Enfin, l’utilisation de drones permettrait une surveillance très étendue et particulièrement intrusive, contribuant à la collecte massive et indistincte de données à caractère personnel.
Le gouvernement entend également restreindre, voire interdire la diffusion d’images de policiers dans l’exercice de leurs fonctions, y compris par la presse et même en l’absence d’intention malveillante envers les fonctionnaires de police. Cela entre sinistrement en résonance avec la logique confrontationnelle en matière de maintien de l’ordre qui prévaut depuis plusieurs années et la montée en puissance des violences policières. S’il est légitime de vouloir protéger l’identité des fonctionnaires de police en dehors de leurs fonctions, dénoncer les violences de certains individus est un droit.
Mais qu’y a-t-il donc à cacher ? Les images de violences policières font mauvais effet, et sont plus difficiles à nier pour un gouvernement qui a théorisé une pratique violente de maintien de l’ordre, décriée sur le plan international. L’action des forces de sécurité est par nature publique, et la publication d’images relatives aux interventions de police est légitime et nécessaire au fonctionnement démocratique, comme à l’exercice de ses propres missions de contrôle du comportement des forces de sécurité. Pour la FSU, une police républicaine au service de la population ne doit rien avoir à cacher, et le droit à l’information doit être respecté.

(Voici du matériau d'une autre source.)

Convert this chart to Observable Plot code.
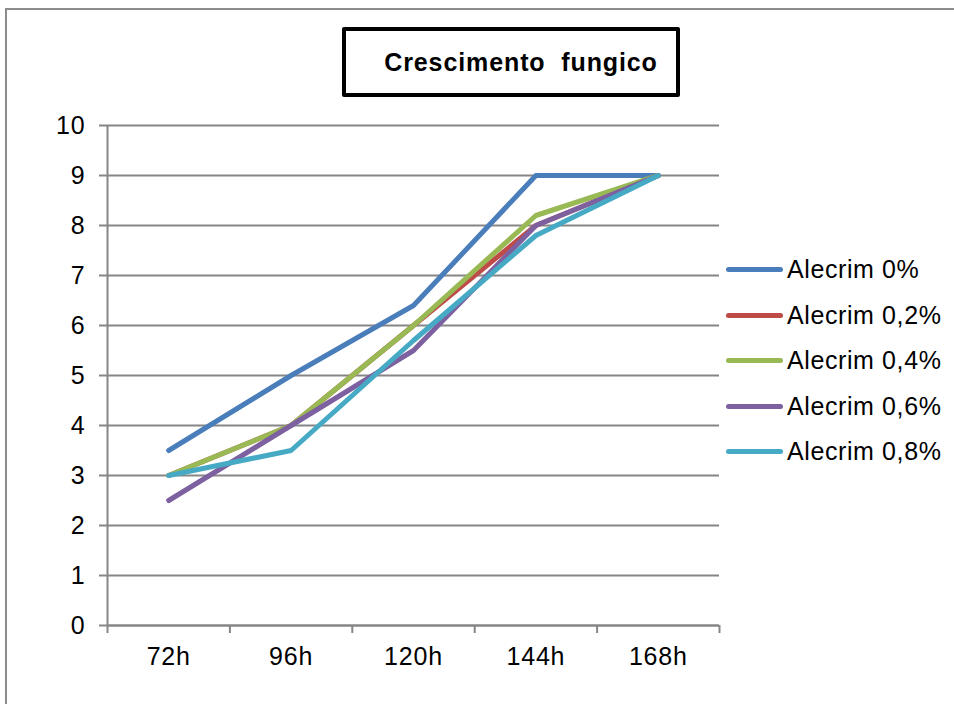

Une société dominée par le répressif et l’arbitraire s’appuyant sur le contrôle, la surveillance des populations, de surcroît par le fantasme de nouvelles technologies salvatrices mène à l’impasse. Au contraire, et plus fortement encore aujourd’hui, c’est l’exigence démocratique, corollaire d’apaisement, qui doit prévaloir et c‘est à l’amélioration des conditions de vie, à la résorption des inégalités, à la fin des discriminations, au renforcement et à l’accès aux droits sociaux, à l’éducation, à la culture…qu’il faut s’attacher.